When a big gull slams a plastic tail he will pull it down the hook shank. To keep plastics in proper position use a drop of Krazy glue. I carry a drip bottle in my panfish tackle box.

Now, you get the picture. Just tip the plastic with a waxie and drop it into the strike zone. Give it a little jiggle and slowly work it upward and watch the gills chase it at lightning speed. Now, get ready for the strike. POW! Fish on! In my opinion this bluegill combination is the most productive way to fill your live well with dandy gills. For some reason the jig/plastics is targeted by the biggest, meanest gill in the neighborhood and it keeps you from catching undersized fish. There are a variety of jigs in various colors and plastics that guarantee savage strikes from deep water gills. Experimentation is the key to success and savvy anglers use different combinations to determine which is best for a particular body of water.

Jigs tipped with plastics are a relatively new summer tactic but it has a proven track record for icing winter gills. Now, thanks to modern lures and action tails, summer anglers can catch fish like kids gobbling candy. Keys to success include keeping the jig in perpetual motion, tipping with bait and working the lure near deep water weed edges.

By August weed beds are down to 35 feet which is where the thermocline sets up and the

biggest gills congregate. That’s when plastics shine but you need sonar to mark fish and see

them charge the hook. Look for small schools of maybe a dozen fish found in tight groups near weeds or deep bottom humps. Test the school to see if they are the 8-10 inch brutes you seek. If not, use the electric motor to find a new school.

Sometimes you need to work the bottom 6 inches and gradually stair step the jig with shakes and twitches until you find the preferred depth in the water column gills prefer. If you get machine gun strikes it is often little fish.

Big gills snap the jig with a solid hit. If you miss a strike keep moving the lure and excite

the gill into a second or third strike.

This is finesse trophy bluegill fishing like your father never dreamed about. Just like walleye jigging you keep the boat directly

above the tiny offering and dance the jig in the strike zone. If the wind pushes you off the school try to motor over them and make a second pass. This deadly strategy is best during early morning or when the lake is placid, seas calm and you can hover directly over active schools of big hump backed bulls.

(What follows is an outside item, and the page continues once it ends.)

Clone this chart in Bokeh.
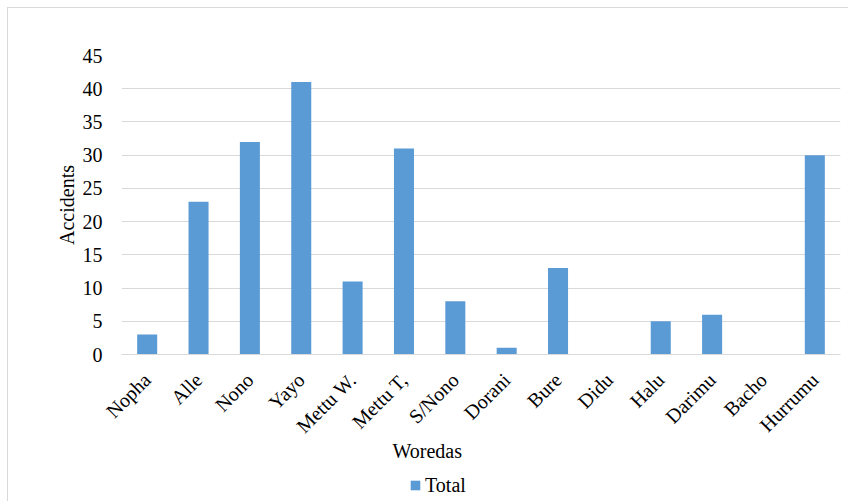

When you hit a hot school of hard thumpin’ deep water gills the action is top notch. Once you try jigging, get the technique down, you will reluctantly go back to grandpa’s cane pole or daddy’s bobbers and heavy split shot. Try this strategy and I guarantee your catches will be impressive and you will be hitting the water with renewed enthusiasm and stay on the hunt for trophy gills until winter draws the curtain on the open-water season.